The Supreme Court of Canada ruled last July in what is known as the Jordan decision that a reasonable delay to trial is 18 months for provincial cases and 30 months for cases before the superior court.

 

Last week, a first-degree murder charge against former Canadian Forces member Adam Picard was stayed on the grounds that his right to a speedy trial had been violated, four years after the charge was laid in Ottawa.

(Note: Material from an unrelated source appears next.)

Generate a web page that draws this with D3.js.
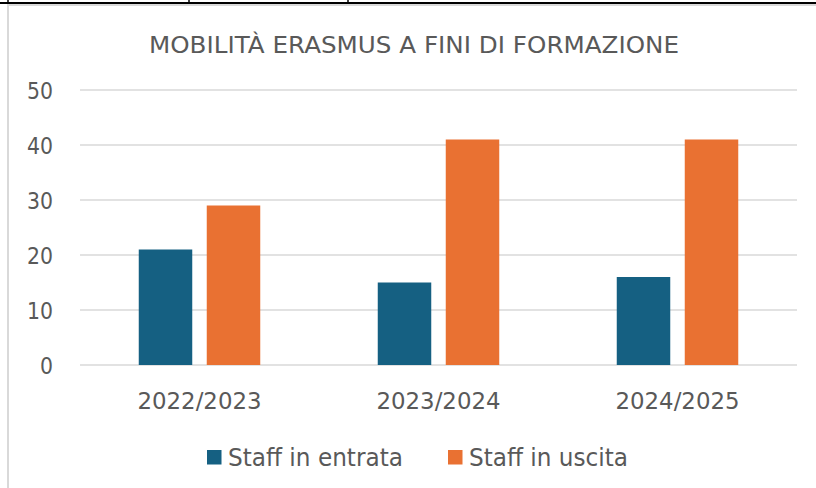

On Friday, the attorney general's office announced it would appeal the ruling.

 

The Ontario Crown Attorneys Association estimates there are about 6,000 criminal cases that could see charges stayed or withdrawn, and it blames a shortage of judges, prosecutors and court space.

 

Association president Kate Matthews said the group has been raising the alarm about the need for more resources in Crown attorney's offices for years, calling a crisis inevitable.

 

"Anyone working in the criminal justice system could see 'Jordan' coming, and yet the government did nothing with respect to the key reasons behind it," Matthews wrote in an open letter. "In the last few years, the government has effectively reduced the number of assistant Crown attorneys in trial offices."

 

'Worst record in the country'

 

Attorney General Yasir Naqvi said cases can be stayed or withdrawn after the accused completes an alternative or restorative justice program, like a domestic violence or drug treatment program, or if the accused enters a guilty plea or agrees to another resolution like a peace bond.

 

Naqvi said his officials are examining cases to make sure other serious charges aren't stayed or withdrawn because of delays in meeting the Supreme Court's deadline.

 

"Of course we need to work on the cases that are imminent, in the system right now, but I want to make sure to use this decision as an opportunity to bring reforms to the system so that justice is delivered on time, without any unreasonable delays," he said.

 

Progressive Conservative justice critic Randy Hillier said about 43 per cent of criminal cases in Ontario are stayed or withdrawn before trial.

 

"Ontario is without equal in its failings of the administration of justice," said Hillier. "We have the worst record in the country."

 

Ontario Superior Court Justice Julianne Parfett attributed her decision to stay the proceedings against Picard "to the Crown's heavy caseload and the Crown's refusal to expedite the trial," added Hillier.

 

"The justice system is either keeping innocent people behind bars or allowing criminals to walk free," he said. "It doesn't take a legal expert to see that our justice system is acting in the manner that frustrates and obstructs justice while also failing to protect society from dangerous offenders."

 

Delays across Ontario

 

Naqvi said the Supreme Court's Jordan decision imposed new responsibilities on governments across the country.

 

"They basically have asked all levels of government and all of the partners within the criminal justice system to make sure the trials are getting done in a reasonable period of time," he said.

 

"We have been actively and diligently working on that, doing better case management."

 

The problems with delays are in courts across Ontario, added Naqvi.

 

"Some courthouses are just busier than others, and we're working on all fronts and putting resources where they're needed to make sure the cases are moving through the system."

 

Matthews said the Crown attorneys welcome any effective efficiencies.

 

"However, those steps will be mere Band-Aids if the government does not take meaningful, significant and immediate steps to increase the number of assistant Crown attorneys," she said.